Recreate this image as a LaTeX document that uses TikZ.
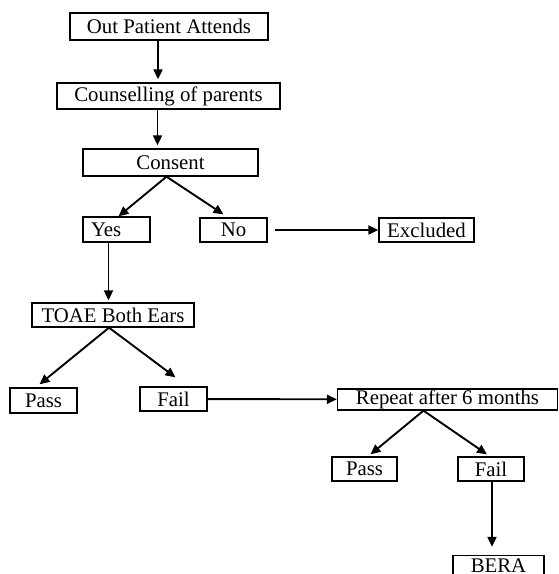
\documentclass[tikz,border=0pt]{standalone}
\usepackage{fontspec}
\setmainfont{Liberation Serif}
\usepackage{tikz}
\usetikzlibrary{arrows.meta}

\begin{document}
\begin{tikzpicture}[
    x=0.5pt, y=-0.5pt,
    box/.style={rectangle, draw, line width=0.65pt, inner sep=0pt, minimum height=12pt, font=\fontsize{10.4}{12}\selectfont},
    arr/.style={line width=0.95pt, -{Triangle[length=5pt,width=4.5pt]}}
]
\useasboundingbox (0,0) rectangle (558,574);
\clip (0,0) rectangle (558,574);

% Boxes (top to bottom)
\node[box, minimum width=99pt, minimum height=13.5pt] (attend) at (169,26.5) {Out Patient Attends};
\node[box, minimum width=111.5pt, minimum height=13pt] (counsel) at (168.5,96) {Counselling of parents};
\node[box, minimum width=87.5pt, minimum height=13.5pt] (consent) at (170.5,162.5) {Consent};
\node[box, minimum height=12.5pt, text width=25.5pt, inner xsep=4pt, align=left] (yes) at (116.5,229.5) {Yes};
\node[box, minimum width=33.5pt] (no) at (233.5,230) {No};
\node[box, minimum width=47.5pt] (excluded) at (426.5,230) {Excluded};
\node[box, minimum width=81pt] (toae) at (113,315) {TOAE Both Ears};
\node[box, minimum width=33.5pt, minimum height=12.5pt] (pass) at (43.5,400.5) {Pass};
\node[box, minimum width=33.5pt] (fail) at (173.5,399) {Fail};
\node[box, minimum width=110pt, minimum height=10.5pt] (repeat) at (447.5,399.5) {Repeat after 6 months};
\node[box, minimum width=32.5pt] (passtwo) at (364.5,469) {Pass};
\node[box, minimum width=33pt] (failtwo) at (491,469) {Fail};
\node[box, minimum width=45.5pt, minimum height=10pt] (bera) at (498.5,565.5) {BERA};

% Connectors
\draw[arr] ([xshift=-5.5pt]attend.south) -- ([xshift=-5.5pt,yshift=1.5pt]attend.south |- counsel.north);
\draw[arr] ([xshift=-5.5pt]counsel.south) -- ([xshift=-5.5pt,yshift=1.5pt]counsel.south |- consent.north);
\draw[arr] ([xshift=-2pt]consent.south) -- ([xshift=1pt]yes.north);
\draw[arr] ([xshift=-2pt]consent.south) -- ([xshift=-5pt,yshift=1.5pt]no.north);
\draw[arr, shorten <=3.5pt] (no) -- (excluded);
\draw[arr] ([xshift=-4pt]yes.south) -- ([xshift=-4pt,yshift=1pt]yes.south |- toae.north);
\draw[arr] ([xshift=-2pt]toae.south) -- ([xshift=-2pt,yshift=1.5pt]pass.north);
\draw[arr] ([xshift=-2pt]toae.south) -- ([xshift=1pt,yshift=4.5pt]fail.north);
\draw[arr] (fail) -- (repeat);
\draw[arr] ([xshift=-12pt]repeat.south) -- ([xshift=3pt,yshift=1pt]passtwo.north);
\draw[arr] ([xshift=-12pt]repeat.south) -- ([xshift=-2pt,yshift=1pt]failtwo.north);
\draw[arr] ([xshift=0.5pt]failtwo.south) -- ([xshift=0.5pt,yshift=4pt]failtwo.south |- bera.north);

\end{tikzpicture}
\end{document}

◇ ◇ ◇ ◇ ◇ ◇ ◇

- TASK
Return, unchanged, the lines from the first line of the material through the line that holds "minimum width=45.5pt, minimum", inclusive, omitting pictures.

- OUTPUT OF THE TASK
Recreate this image as a LaTeX document that uses TikZ.
\documentclass[tikz,border=0pt]{standalone}
\usepackage{fontspec}
\setmainfont{Liberation Serif}
\usepackage{tikz}
\usetikzlibrary{arrows.meta}

\begin{document}
\begin{tikzpicture}[
    x=0.5pt, y=-0.5pt,
    box/.style={rectangle, draw, line width=0.65pt, inner sep=0pt, minimum height=12pt, font=\fontsize{10.4}{12}\selectfont},
    arr/.style={line width=0.95pt, -{Triangle[length=5pt,width=4.5pt]}}
]
\useasboundingbox (0,0) rectangle (558,574);
\clip (0,0) rectangle (558,574);

% Boxes (top to bottom)
\node[box, minimum width=99pt, minimum height=13.5pt] (attend) at (169,26.5) {Out Patient Attends};
\node[box, minimum width=111.5pt, minimum height=13pt] (counsel) at (168.5,96) {Counselling of parents};
\node[box, minimum width=87.5pt, minimum height=13.5pt] (consent) at (170.5,162.5) {Consent};
\node[box, minimum height=12.5pt, text width=25.5pt, inner xsep=4pt, align=left] (yes) at (116.5,229.5) {Yes};
\node[box, minimum width=33.5pt] (no) at (233.5,230) {No};
\node[box, minimum width=47.5pt] (excluded) at (426.5,230) {Excluded};
\node[box, minimum width=81pt] (toae) at (113,315) {TOAE Both Ears};
\node[box, minimum width=33.5pt, minimum height=12.5pt] (pass) at (43.5,400.5) {Pass};
\node[box, minimum width=33.5pt] (fail) at (173.5,399) {Fail};
\node[box, minimum width=110pt, minimum height=10.5pt] (repeat) at (447.5,399.5) {Repeat after 6 months};
\node[box, minimum width=32.5pt] (passtwo) at (364.5,469) {Pass};
\node[box, minimum width=33pt] (failtwo) at (491,469) {Fail};
\node[box, minimum width=45.5pt, minimum height=10pt] (bera) at (498.5,565.5) {BERA};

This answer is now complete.